Cohen’s and Dimova’s labs are calibrating water samples and turbidity measurements, or the cloudiness of the water with particles, with imaging from satellites. Once the data taken by hand and instruments in the bay matches with the imaging, Cohen hopes to use only the imaging to understand the flow of nutrients and heavy metals around the bay.

“It will give us not only a near real-time estimate of sediment and nutrients and heavy metal concentrations in the bay, but can also give us quite a long record in the past because there’s a good archive of satellite imagery going back to the 1970s,” he said.

When heavy metals and nutrients come downstream from the Mobile River Basin, they lodge in the sediment. The Gulf of Mexico is rising at a rate not seen since the period when the bay formed, and, as sea level rises, it changes the interaction with the sediment, Cohen said. Saltier water reacts different chemically from freshwater.

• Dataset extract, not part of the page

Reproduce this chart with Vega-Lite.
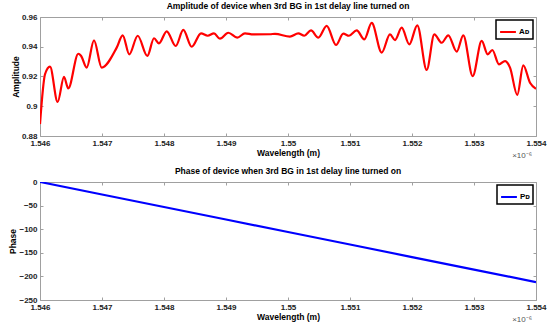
{
  "$schema": "https://vega.github.io/schema/vega-lite/v6.json",
  "padding": {"left": 8, "top": 1, "right": 4, "bottom": 2},
  "background": "white",
  "spacing": 5,
  "datasets": {
    "amp": [
      {"wl": 1.546000, "amp": 0.888, "series": "Aᴅ"},
      {"wl": 1.546081, "amp": 0.9215, "series": "Aᴅ"},
      {"wl": 1.546161, "amp": 0.9266, "series": "Aᴅ"},
      {"wl": 1.546285, "amp": 0.9029, "series": "Aᴅ"},
      {"wl": 1.546387, "amp": 0.9197, "series": "Aᴅ"},
      {"wl": 1.546456, "amp": 0.912, "series": "Aᴅ"},
      {"wl": 1.546618, "amp": 0.9353, "series": "Aᴅ"},
      {"wl": 1.546661, "amp": 0.934, "series": "Aᴅ"},
      {"wl": 1.546753, "amp": 0.926, "series": "Aᴅ"},
      {"wl": 1.546871, "amp": 0.9443, "series": "Aᴅ"},
      {"wl": 1.546995, "amp": 0.926, "series": "Aᴅ"},
      {"wl": 1.547237, "amp": 0.9394, "series": "Aᴅ"},
      {"wl": 1.547334, "amp": 0.9477, "series": "Aᴅ"},
      {"wl": 1.547440, "amp": 0.9349, "series": "Aᴅ"},
      {"wl": 1.547576, "amp": 0.9474, "series": "Aᴅ"},
      {"wl": 1.547731, "amp": 0.9338, "series": "Aᴅ"},
      {"wl": 1.547839, "amp": 0.9457, "series": "Aᴅ"},
      {"wl": 1.547919, "amp": 0.9423, "series": "Aᴅ"},
      {"wl": 1.548044, "amp": 0.9504, "series": "Aᴅ"},
      {"wl": 1.548189, "amp": 0.9405, "series": "Aᴅ"},
      {"wl": 1.548311, "amp": 0.9513, "series": "Aᴅ"},
      {"wl": 1.548447, "amp": 0.9400, "series": "Aᴅ"},
      {"wl": 1.548597, "amp": 0.9490, "series": "Aᴅ"},
      {"wl": 1.548705, "amp": 0.9474, "series": "Aᴅ"},
      {"wl": 1.548806, "amp": 0.9490, "series": "Aᴅ"},
      {"wl": 1.548903, "amp": 0.9454, "series": "Aᴅ"},
      {"wl": 1.549037, "amp": 0.9494, "series": "Aᴅ"},
      {"wl": 1.549182, "amp": 0.9461, "series": "Aᴅ"},
      {"wl": 1.549306, "amp": 0.9490, "series": "Aᴅ"},
      {"wl": 1.549440, "amp": 0.9483, "series": "Aᴅ"},
      {"wl": 1.549710, "amp": 0.9484, "series": "Aᴅ"},
      {"wl": 1.549790, "amp": 0.9487, "series": "Aᴅ"},
      {"wl": 1.550032, "amp": 0.9468, "series": "Aᴅ"},
      {"wl": 1.550166, "amp": 0.9490, "series": "Aᴅ"},
      {"wl": 1.550263, "amp": 0.9474, "series": "Aᴅ"},
      {"wl": 1.550371, "amp": 0.9510, "series": "Aᴅ"},
      {"wl": 1.550489, "amp": 0.9461, "series": "Aᴅ"},
      {"wl": 1.550624, "amp": 0.9540, "series": "Aᴅ"},
      {"wl": 1.550774, "amp": 0.9412, "series": "Aᴅ"},
      {"wl": 1.550892, "amp": 0.9488, "series": "Aᴅ"},
      {"wl": 1.550984, "amp": 0.9474, "series": "Aᴅ"},
      {"wl": 1.551108, "amp": 0.9510, "series": "Aᴅ"},
      {"wl": 1.551231, "amp": 0.9450, "series": "Aᴅ"},
      {"wl": 1.551350, "amp": 0.9560, "series": "Aᴅ"},
      {"wl": 1.551511, "amp": 0.9360, "series": "Aᴅ"},
      {"wl": 1.551645, "amp": 0.9483, "series": "Aᴅ"},
      {"wl": 1.551726, "amp": 0.9445, "series": "Aᴅ"},
      {"wl": 1.551834, "amp": 0.9528, "series": "Aᴅ"},
      {"wl": 1.551956, "amp": 0.9416, "series": "Aᴅ"},
      {"wl": 1.552085, "amp": 0.9544, "series": "Aᴅ"},
      {"wl": 1.552237, "amp": 0.9244, "series": "Aᴅ"},
      {"wl": 1.552360, "amp": 0.9483, "series": "Aᴅ"},
      {"wl": 1.552479, "amp": 0.9427, "series": "Aᴅ"},
      {"wl": 1.552585, "amp": 0.9477, "series": "Aᴅ"},
      {"wl": 1.552721, "amp": 0.9367, "series": "Aᴅ"},
      {"wl": 1.552827, "amp": 0.9477, "series": "Aᴅ"},
      {"wl": 1.552979, "amp": 0.9203, "series": "Aᴅ"},
      {"wl": 1.553124, "amp": 0.9439, "series": "Aᴅ"},
      {"wl": 1.553221, "amp": 0.9349, "series": "Aᴅ"},
      {"wl": 1.553295, "amp": 0.9378, "series": "Aᴅ"},
      {"wl": 1.553403, "amp": 0.9282, "series": "Aᴅ"},
      {"wl": 1.553500, "amp": 0.9304, "series": "Aᴅ"},
      {"wl": 1.553581, "amp": 0.9260, "series": "Aᴅ"},
      {"wl": 1.553698, "amp": 0.9076, "series": "Aᴅ"},
      {"wl": 1.553795, "amp": 0.9275, "series": "Aᴅ"},
      {"wl": 1.553903, "amp": 0.9158, "series": "Aᴅ"},
      {"wl": 1.554000, "amp": 0.9118, "series": "Aᴅ"}
    ],
    "phase": [
      {"wl": 1.546, "phase": 0, "series": "Pᴅ"},
      {"wl": 1.547, "phase": -26.5, "series": "Pᴅ"},
      {"wl": 1.548, "phase": -53, "series": "Pᴅ"},
      {"wl": 1.549, "phase": -79.5, "series": "Pᴅ"},
      {"wl": 1.550, "phase": -106, "series": "Pᴅ"},
      {"wl": 1.551, "phase": -132.5, "series": "Pᴅ"},
      {"wl": 1.552, "phase": -159, "series": "Pᴅ"},
      {"wl": 1.553, "phase": -185.5, "series": "Pᴅ"},
      {"wl": 1.554, "phase": -212, "series": "Pᴅ"}
    ]
  },
  "vconcat": [
    {
      "width": 496,
      "height": 119,
      "title": {"text": "Amplitude of device when 3rd BG in 1st delay line turned on"},
      "layer": [
        {
          "data": {"name": "amp"},
          "mark": {"type": "line", "interpolate": "monotone", "strokeWidth": 2.2, "clip": true},
          "encoding": {
            "x": {"field": "wl", "type": "quantitative",
                  "scale": {"domain": [1.546, 1.554], "nice": false, "zero": false},
                  "axis": {"title": "Wavelength (m)", "format": ".3~f", "values": [1.546, 1.547, 1.548, 1.549, 1.55, 1.551, 1.552, 1.553, 1.554]}},
            "y": {"field": "amp", "type": "quantitative",
                  "scale": {"domain": [0.88, 0.96], "nice": false, "zero": false},
                  "axis": {"title": "Amplitude", "format": ".2~f", "values": [0.88, 0.9, 0.92, 0.94, 0.96]}},
            "color": {"field": "series", "type": "nominal", "scale": {"range": ["#ff0000"]},
                      "legend": {"title": null, "orient": "top-right"}}
          }
        },
        {
          "data": {"name": "amp"},
          "mark": {"type": "line", "opacity": 0},
          "encoding": {
            "x": {"field": "wl", "type": "quantitative",
                  "axis": {"orient": "top", "labels": false, "title": null, "values": [1.546, 1.547, 1.548, 1.549, 1.55, 1.551, 1.552, 1.553, 1.554]}},
            "y": {"field": "amp", "type": "quantitative",
                  "axis": {"orient": "right", "labels": false, "title": null, "values": [0.88, 0.9, 0.92, 0.94, 0.96]}}
          }
        },
        {
          "data": {"values": [{"t": "×10⁻⁶"}]},
          "mark": {"type": "text", "align": "right", "baseline": "top", "dy": 16, "dx": -4, "fontSize": 8, "color": "#555"},
          "encoding": {
            "text": {"field": "t"},
            "x": {"datum": 1.554, "type": "quantitative", "axis": null},
            "y": {"datum": 0.88, "type": "quantitative", "axis": null}
          }
        }
      ],
      "resolve": {"axis": {"x": "independent", "y": "independent"}}
    },
    {
      "width": 496,
      "height": 118,
      "title": {"text": "Phase of device when 3rd BG in 1st delay line turned on"},
      "layer": [
        {
          "data": {"name": "phase"},
          "mark": {"type": "line", "strokeWidth": 2.2, "clip": true},
          "encoding": {
            "x": {"field": "wl", "type": "quantitative",
                  "scale": {"domain": [1.546, 1.554], "nice": false, "zero": false},
                  "axis": {"title": "Wavelength (m)", "format": ".3~f", "values": [1.546, 1.547, 1.548, 1.549, 1.55, 1.551, 1.552, 1.553, 1.554]}},
            "y": {"field": "phase", "type": "quantitative",
                  "scale": {"domain": [-250, 0], "nice": false, "zero": false},
                  "axis": {"title": "Phase", "values": [-250, -200, -150, -100, -50, 0]}},
            "color": {"field": "series", "type": "nominal", "scale": {"range": ["#0000ff"]},
                      "legend": {"title": null, "orient": "top-right"}}
          }
        },
        {
          "data": {"name": "phase"},
          "mark": {"type": "line", "opacity": 0},
          "encoding": {
            "x": {"field": "wl", "type": "quantitative",
                  "axis": {"orient": "top", "labels": false, "title": null, "values": [1.546, 1.547, 1.548, 1.549, 1.55, 1.551, 1.552, 1.553, 1.554]}},
            "y": {"field": "phase", "type": "quantitative",
                  "axis": {"orient": "right", "labels": false, "title": null, "values": [-250, -200, -150, -100, -50, 0]}}
          }
        },
        {
          "data": {"values": [{"t": "×10⁻⁶"}]},
          "mark": {"type": "text", "align": "right", "baseline": "top", "dy": 16, "dx": -4, "fontSize": 8, "color": "#555"},
          "encoding": {
            "text": {"field": "t"},
            "x": {"datum": 1.554, "type": "quantitative", "axis": null},
            "y": {"datum": -250, "type": "quantitative", "axis": null}
          }
        }
      ],
      "resolve": {"axis": {"x": "independent", "y": "independent"}}
    }
  ],
  "resolve": {"scale": {"color": "independent"}, "legend": {"color": "independent"}},
  "config": {
    "font": "Liberation Sans",
    "view": {"stroke": "#a0a0a0", "strokeWidth": 1},
    "title": {"fontSize": 8.5, "fontWeight": "bold", "color": "#000", "offset": 3, "anchor": "middle"},
    "axis": {
      "domain": false,
      "grid": false,
      "tickSize": -3,
      "tickColor": "#a0a0a0",
      "labelFlush": false,
      "labelOverlap": false,
      "labelFontSize": 8,
      "labelFontWeight": "bold",
      "labelColor": "#222",
      "labelPadding": 6,
      "titleFontSize": 8.5,
      "titleFontWeight": "bold",
      "titleColor": "#000",
      "titlePadding": 1
    },
    "legend": {
      "strokeColor": "#000",
      "strokeWidth": 1.5,
      "fillColor": "white",
      "padding": 3,
      "offset": 3,
      "symbolType": "stroke",
      "symbolSize": 250,
      "symbolStrokeWidth": 2,
      "labelFontSize": 8,
      "labelFontWeight": "bold",
      "labelColor": "#000",
      "labelOffset": 2
    }
  }
}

“We need to get a better sense of both how fast things are moving, some insight into how the mechanism works,” Cohen said. “A healthy ecological system can only tolerate so much specific nutrients and pollutants.

“We need that for a healthy aquatic environment both in the rivers and in the coasts,” he continued. “It’s very easy to pollute the water source, but it’s not that easy to clean it and reestablish a healthy ecosystem.”

Aspects of this research are funded by the National Science Foundation through the Chemical, Bioengineering, Environmental and Transport Systems (CBET) Division and the EPSCoR program investing in innovations at the nexus of food, energy and water systems; the Gulf of Mexico Research Initiative; and The University of Alabama.